--- Start SUPPLIED INFORMATION ---

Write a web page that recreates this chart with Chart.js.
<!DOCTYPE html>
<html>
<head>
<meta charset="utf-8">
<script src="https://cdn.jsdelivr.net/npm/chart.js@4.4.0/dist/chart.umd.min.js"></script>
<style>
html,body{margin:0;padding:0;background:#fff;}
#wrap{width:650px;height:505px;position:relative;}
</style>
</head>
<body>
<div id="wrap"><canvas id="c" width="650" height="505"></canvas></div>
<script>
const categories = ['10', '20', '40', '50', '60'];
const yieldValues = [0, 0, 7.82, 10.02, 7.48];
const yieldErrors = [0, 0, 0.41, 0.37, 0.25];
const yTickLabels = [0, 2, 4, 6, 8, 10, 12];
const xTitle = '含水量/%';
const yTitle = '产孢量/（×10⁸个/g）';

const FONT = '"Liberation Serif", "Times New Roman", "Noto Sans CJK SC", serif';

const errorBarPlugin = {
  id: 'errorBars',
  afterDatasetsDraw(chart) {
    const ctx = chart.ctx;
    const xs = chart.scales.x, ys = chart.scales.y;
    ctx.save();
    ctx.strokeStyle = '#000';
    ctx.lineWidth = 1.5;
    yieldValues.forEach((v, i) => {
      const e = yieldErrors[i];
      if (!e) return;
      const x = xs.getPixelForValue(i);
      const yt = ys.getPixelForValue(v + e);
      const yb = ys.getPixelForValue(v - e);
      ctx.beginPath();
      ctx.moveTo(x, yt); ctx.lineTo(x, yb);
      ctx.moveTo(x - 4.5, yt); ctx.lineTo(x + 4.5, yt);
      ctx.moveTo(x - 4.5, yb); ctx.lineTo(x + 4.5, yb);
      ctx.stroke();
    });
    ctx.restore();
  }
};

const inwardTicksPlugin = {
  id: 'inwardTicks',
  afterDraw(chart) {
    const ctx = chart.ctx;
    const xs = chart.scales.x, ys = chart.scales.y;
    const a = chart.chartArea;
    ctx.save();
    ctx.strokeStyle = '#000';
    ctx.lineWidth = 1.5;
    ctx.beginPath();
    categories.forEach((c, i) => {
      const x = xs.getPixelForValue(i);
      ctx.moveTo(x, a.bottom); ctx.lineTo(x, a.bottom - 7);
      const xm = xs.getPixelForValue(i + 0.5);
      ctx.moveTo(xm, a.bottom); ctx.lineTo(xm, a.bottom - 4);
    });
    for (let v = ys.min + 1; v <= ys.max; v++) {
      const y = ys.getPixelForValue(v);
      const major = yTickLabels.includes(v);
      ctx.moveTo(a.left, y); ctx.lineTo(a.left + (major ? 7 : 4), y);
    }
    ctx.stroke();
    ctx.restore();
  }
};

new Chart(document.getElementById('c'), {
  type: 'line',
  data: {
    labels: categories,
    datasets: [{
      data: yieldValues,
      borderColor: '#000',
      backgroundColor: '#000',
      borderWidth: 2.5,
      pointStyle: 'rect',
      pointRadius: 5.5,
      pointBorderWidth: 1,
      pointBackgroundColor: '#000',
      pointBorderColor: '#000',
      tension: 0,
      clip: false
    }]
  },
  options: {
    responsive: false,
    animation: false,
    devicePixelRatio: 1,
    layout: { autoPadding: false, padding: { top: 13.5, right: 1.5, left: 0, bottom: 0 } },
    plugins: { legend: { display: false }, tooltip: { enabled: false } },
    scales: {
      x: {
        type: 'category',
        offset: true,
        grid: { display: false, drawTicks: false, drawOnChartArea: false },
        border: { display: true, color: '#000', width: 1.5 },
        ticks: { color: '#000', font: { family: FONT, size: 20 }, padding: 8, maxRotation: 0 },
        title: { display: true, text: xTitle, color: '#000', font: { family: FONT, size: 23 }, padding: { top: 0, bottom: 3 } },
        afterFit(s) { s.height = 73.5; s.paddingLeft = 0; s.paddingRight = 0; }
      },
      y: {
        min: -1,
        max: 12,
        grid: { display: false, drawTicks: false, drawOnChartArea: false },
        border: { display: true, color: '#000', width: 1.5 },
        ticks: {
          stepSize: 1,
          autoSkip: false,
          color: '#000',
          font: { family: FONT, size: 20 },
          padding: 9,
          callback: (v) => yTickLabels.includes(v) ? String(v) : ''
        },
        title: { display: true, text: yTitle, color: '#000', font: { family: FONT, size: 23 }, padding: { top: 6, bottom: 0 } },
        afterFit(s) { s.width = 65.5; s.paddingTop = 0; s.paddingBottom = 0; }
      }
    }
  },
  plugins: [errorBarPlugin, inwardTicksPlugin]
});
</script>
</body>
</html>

--- End SUPPLIED INFORMATION ---

▶ _DESCRIPTION OF THE TASK_
From the opening line of the data above, please print each line as written up to and including the line that contains "const yTitle = '产孢量/（×10⁸个/g）';", and nothing more.

▶ _FULL RESPONSE_
Write a web page that recreates this chart with Chart.js.
<!DOCTYPE html>
<html>
<head>
<meta charset="utf-8">
<script src="https://cdn.jsdelivr.net/npm/chart.js@4.4.0/dist/chart.umd.min.js"></script>
<style>
html,body{margin:0;padding:0;background:#fff;}
#wrap{width:650px;height:505px;position:relative;}
</style>
</head>
<body>
<div id="wrap"><canvas id="c" width="650" height="505"></canvas></div>
<script>
const categories = ['10', '20', '40', '50', '60'];
const yieldValues = [0, 0, 7.82, 10.02, 7.48];
const yieldErrors = [0, 0, 0.41, 0.37, 0.25];
const yTickLabels = [0, 2, 4, 6, 8, 10, 12];
const xTitle = '含水量/%';
const yTitle = '产孢量/（×10⁸个/g）';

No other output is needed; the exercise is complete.